The flexibility of renaming columns lies in its ability to address diverse needs. You can rename a single column to clarify its meaning, update multiple columns to follow a naming convention, or dynamically adjust names based on runtime logic. This makes renaming a key step in data cleaning, schema standardization, and pipeline integration, whether you’re handling numerical data, strings, or complex types like timestamps (Spark DataFrame Datetime).
Syntax and Parameters of Renaming Methods
To rename columns effectively, you need to understand the syntax and parameters of the key methods: withColumnRenamed, toDF, and select with aliases. Let’s explore each in Scala, focusing on their roles and parameters.
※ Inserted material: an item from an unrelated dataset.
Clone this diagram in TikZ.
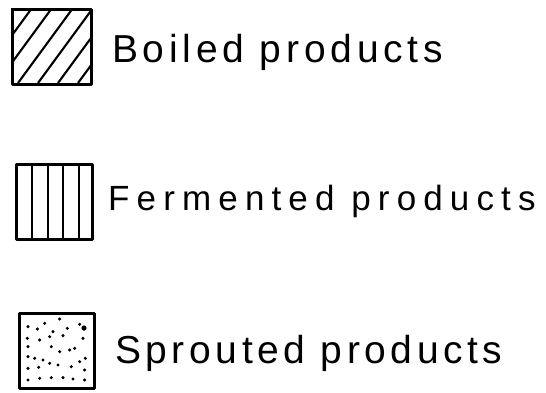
\documentclass[tikz,border=0pt]{standalone}
\usepackage{fontspec}
\newfontfamily\lblA[LetterSpace=12.2]{Liberation Sans}
\newfontfamily\lblB[LetterSpace=20.4]{Liberation Sans}
\newfontfamily\lblC[LetterSpace=11.7]{Liberation Sans}
\begin{document}
\begin{tikzpicture}[x=1pt,y=-1pt,
  keybox/.style={draw=black,line width=2.8pt,line join=round},
  hatch/.style={draw=black,line width=2.1pt},
  dotmark/.style={fill=black},
  lbl/.style={anchor=base west,inner sep=0pt,text=black}]
\useasboundingbox (0,0) rectangle (546,392);
% --- Boiled (diagonal hatch) ---
\coordinate (b1) at (11,8);
\coordinate (b2) at (90,83);
\begin{scope}
  \clip (b1) rectangle (b2);
  \foreach \x in {-43,-23,-3,18,38,58,78}{
    \draw[hatch] (\x,83) -- ++(55,-75);
  }
\end{scope}
\node[keybox,draw,minimum width=79pt,minimum height=75pt,inner sep=0pt,anchor=north west] (boxA) at (b1) {};
\node[lbl,font=\lblA\fontsize{39}{44}\selectfont] (txtA) at (112,62) {Boiled products};
% --- Fermented (vertical lines) ---
\node[keybox,minimum width=76pt,minimum height=75pt,inner sep=0pt,anchor=north west] (boxB) at (15,163) {};
\foreach \x in {32,48,63,79}{
  \draw[hatch] (\x,163) -- (\x,238);
}
\node[lbl,font=\lblB\fontsize{35}{40}\selectfont] (txtB) at (108,210) {Fermented products};
% --- Sprouted (dots) ---
\node[keybox,minimum width=75pt,minimum height=75pt,inner sep=0pt,anchor=north west] (boxC) at (18,312) {};
\foreach \u/\v in {60/65,88/72,110/55,155/42,135/80,178/70,215/58,228/72,
  58/100,95/105,125/95,165/92,225/100,
  60/125,130/125,155/140,185/135,200/130,
  60/155,80/160,105/165,125/175,150/180,190/185,215/170,232/160,
  60/190,92/187,230/195,
  60/225,95/220,130/218,165/218,195/222,230/225}{
  \fill[dotmark] ({\u/3+8},{\v/3+305}) circle (1.7pt);
}
\fill[dotmark] (84,328) circle (2.6pt);
\node[lbl,font=\lblC\fontsize{39}{44}\selectfont] (txtC) at (115,363) {Sprouted products};
\end{tikzpicture}
\end{document}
Scala Syntax for withColumnRenamed
def withColumnRenamed(existingName: String, newName: String): DataFrame
The withColumnRenamed method is the go-to approach for renaming a single column, offering a clear and targeted way to update a column’s name.
The first parameter, existingName, is a string specifying the name of the column you want to rename. This must match the exact name of an existing column in the DataFrame, including case sensitivity, as Spark will look for this name in the schema. If the column doesn’t exist, Spark will return the original DataFrame unchanged without throwing an error, which makes the method robust but requires you to verify column names to ensure the rename takes effect.
The second parameter, newName, is a string defining the new name for the column. This name should be unique within the DataFrame to avoid conflicts, unless you’re intentionally merging data into an existing column (though this is rare with renaming). Choosing a descriptive and meaningful name is important for clarity—names like “total_sales” or “employee_id” are more informative than generic ones like “new_col”. The new name must also conform to Spark’s naming rules, avoiding reserved characters or spaces unless quoted.
The method returns a new DataFrame with the specified column renamed, preserving all other columns and their data. This operation is metadata-only, meaning it updates the schema without touching the underlying data, making it highly efficient.
Scala Syntax for toDF
def toDF(colNames: String*): DataFrame
The toDF method is used to rename all columns in a DataFrame by assigning a new list of names, typically after a select or when creating a DataFrame.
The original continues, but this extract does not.